An addiction does not form overnight. It is the result of a prolonged process or progression of repeated and growing dependence and overuse that gradually changes how an individual views their alcohol or drug use, along with the demonstrated changes to behavior, habits and conduct.
Loved ones and those in close daily contact are in the best position to gauge changes in behaviors, physical attributes and attitudes that are a result of someone who has shifted into increasingly dangerous zones because of substance abuse that might require intervention or treatment. Addiction is a disease that can be treated, and recognizing the warning signs or red flags can make all the difference in helping a loved one receive the help they need.
- Consuming more alcohol to achieve desired sense of euphoria or relief of stress
- Increase in taking more medication to relieve pain or deal with anxiety
- Mood swings
- Unexplained change in personality or attitude
- Sleeping patterns
- Irritability, depression, anxiety
- Eating habits
- Lack of motivation
- Marked or unexplained changes in appearance
- Sudden weight loss or gain
- Inertia or dullness
- Poor hygiene
- Bloodshot or glassy eyes
- Frequent bouts of nausea, vomiting, flu-type symptoms
- Shakes or tremors
- Increased fighting or problems at work
- Loss of interest in family or friends
- Isolation or distancing behavior
- Changes to group and individual relationships that foster alcohol and drug use
- Avoiding familiar and close friends to diminish or hide substance use
- Lack of participation in hobbies or activities once enjoyed by the individual
- Increased debt
- Loss of income from work
- Additional legal or healthcare fees associated with substance use
- Stealing money
- Driving under the influence
- Frequenting unsafe places
Many of these warning signs are commonly linked, and the degree of intensity may vary depending on how long alcohol or drug dependence has been taking place.

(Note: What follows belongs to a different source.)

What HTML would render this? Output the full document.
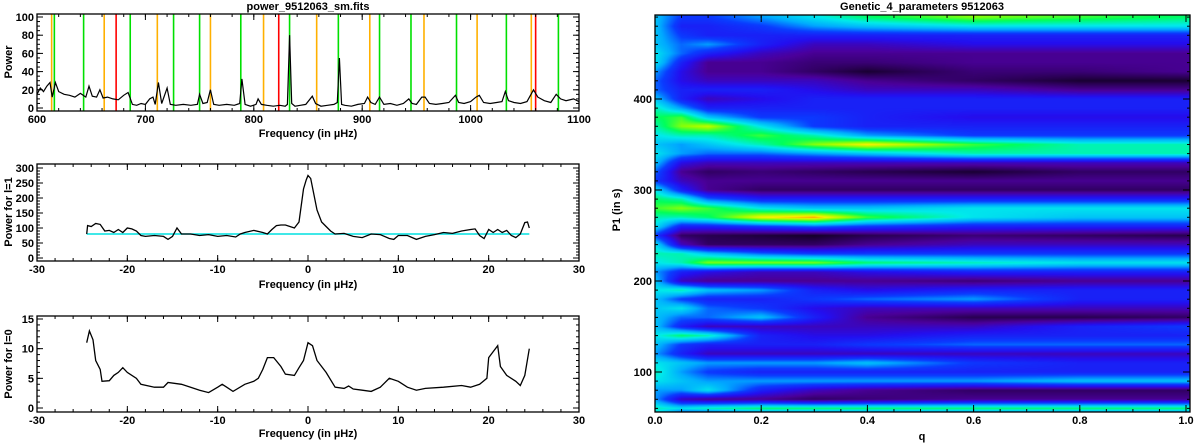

If you recognize that your loved one is no longer able to control consumption or is experiencing increased negative behavioral, physical or social problems, it may be time to research treatment options to discuss and explore with your family member or close friend.
You may encounter resistance, but initiating dialogue may well open the door to solutions that bring relief and remedy for a loved one’s issue with substance use disorder.